Market Musings Blog

Something’s a-buzz at Mississippi Market!

We’re proud to announce a new partnership with The Beez Kneez, a local pollinator advocacy organization and honey producer that is committed to “reviving the hive for healthy bees, healthy lives” by establishing and maintaining honey bee hives throughout the Twin Cities. They partner with various Twin City restaurants, museums, food co-ops, schools and urban farms who serve as urban apiary host sites. Recently, Mississippi Market was put in touch with The Beez Kneez and asked if we’d be willing to partner. We jumped at the opportunity!

We’re currently serving as one of The Beez Kneez urban apiary host sites. In early May, they installed honey bee hives on the rooftop of our West 7th store! As a natural foods grocery store, we recognize the crucial role that bees and other pollinators play in producing healthful, nutritious food. Our West 7th store is an ideal location as it’s close to the river bluffs and a local source of reliable water and pollen for the bees.

As you may have heard, honey bees and other pollinators are struggling to survive and have been facing unprecedented colony collapse in recent years as a result of multiple factors. These include increased use of synthetic pesticides and herbicides in the agricultural and landscaping sectors as well as increased rates of pollinator habitat loss. Synthetic pesticide and herbicide exposure has been scientifically shown to disrupt bee reproduction, mobility, navigation, feeding and foraging skills in addition to their memory and overall hive activity. These chemicals are toxic to them and are often used on monoculture crops typical of industrial agriculture operations. Unfortunately, industrial scale agriculture tends to focus on productivity and proprietary seeds and technologies at the expense of environmental health or conservation of beneficial pollinator habitat. Additionally, suburban/urban sprawl and deforestation for agricultural land contributes to habitat loss, furthering the decline of pollinators.

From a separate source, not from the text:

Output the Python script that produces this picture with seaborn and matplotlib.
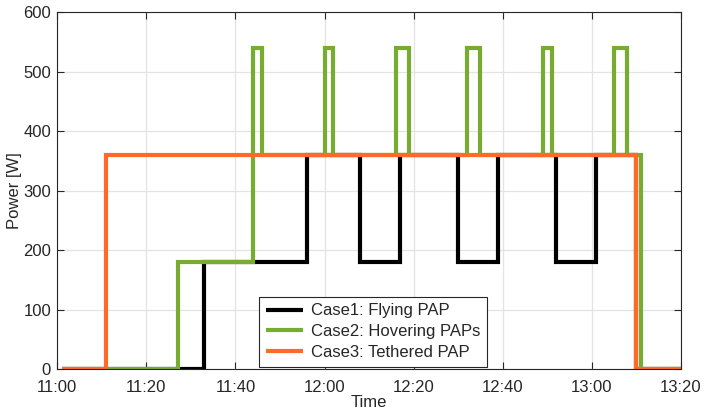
import matplotlib
matplotlib.use("Agg")
import matplotlib.pyplot as plt
import seaborn as sns

# minutes after 11:00 where each series changes level, and the new level [W]
case1_t = [1, 33, 56, 68, 77, 90, 99, 112, 121, 130, 140]
case1_p = [0, 180, 360, 180, 360, 180, 360, 180, 360, 0, 0]

case2_t = [1, 27, 44, 46, 60, 62, 76, 79, 92, 95, 109, 111, 125, 128, 131, 140]
case2_p = [0, 180, 540, 360, 540, 360, 540, 360, 540, 360, 540, 360, 540, 360, 0, 0]

case3_t = [1, 11, 130, 140]
case3_p = [0, 360, 0, 0]

labels = ["Case1: Flying PAP", "Case2: Hovering PAPs", "Case3: Tethered PAP"]
colors = ["#000000", "#77AC30", "#FF6A2A"]

tick_pos = [0, 20, 40, 60, 80, 100, 120, 140]
tick_labels = ["11:00", "11:20", "11:40", "12:00", "12:20", "12:40", "13:00", "13:20"]

sns.set_theme(style="whitegrid")
plt.rcParams['font.family'] = ['Liberation Sans', 'DejaVu Sans']
plt.rcParams['font.size'] = 12

fig = plt.figure(figsize=(7.04, 4.11), dpi=100)
ax = fig.add_axes([0.0814, 0.1015, 0.8856, 0.8685])

for t, p, lab, c in zip([case1_t, case2_t, case3_t], [case1_p, case2_p, case3_p], labels, colors):
    sns.lineplot(x=t, y=p, ax=ax, color=c, label=lab, drawstyle='steps-post',
                 estimator=None, linewidth=3, solid_capstyle='butt', solid_joinstyle='miter')

ax.set_xlim(0, 140)
ax.set_ylim(0, 600)
ax.set_xticks(tick_pos)
ax.set_xticklabels(tick_labels)
ax.set_yticks([0, 100, 200, 300, 400, 500, 600])

ax.grid(True, color="#e3e3e3", linewidth=0.9)
ax.set_axisbelow(True)
for s in ax.spines.values():
    s.set_visible(True)
    s.set_color("#262626")
    s.set_linewidth(0.8)
ax.tick_params(axis='both', direction='in', length=5, width=0.8, color="#262626",
               labelcolor="#262626", labelsize=12, top=True, right=True, bottom=True, left=True)
ax.tick_params(axis='x', pad=8)
ax.tick_params(axis='y', pad=4.5)

ax.set_xlabel("Time", fontsize=12, color="#262626", labelpad=0)
ax.set_ylabel("Power [W]", fontsize=12, color="#262626", labelpad=0.5)

leg = ax.legend(loc='lower left', bbox_to_anchor=(0.324, 0.007), borderaxespad=0,
                fontsize=12, handlelength=2.2, handletextpad=0.5, labelspacing=0.35,
                borderpad=0.4, fancybox=False, framealpha=1, edgecolor="#262626")
leg.get_frame().set_linewidth(0.8)

fig.savefig("out.png", dpi=100)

For these reasons, it is extremely important that we continue promoting and supporting sustainable agriculture practices such as the organic standards, permaculture, and biodynamic farming which limit or eliminate the use of harmful synthetics while increasing biodiversity and creating ecosystem resilience. We’re excited to be playing a small part in local efforts to revitalize beneficial pollinator populations, especially since bees serve such a crucial role in feeding the world!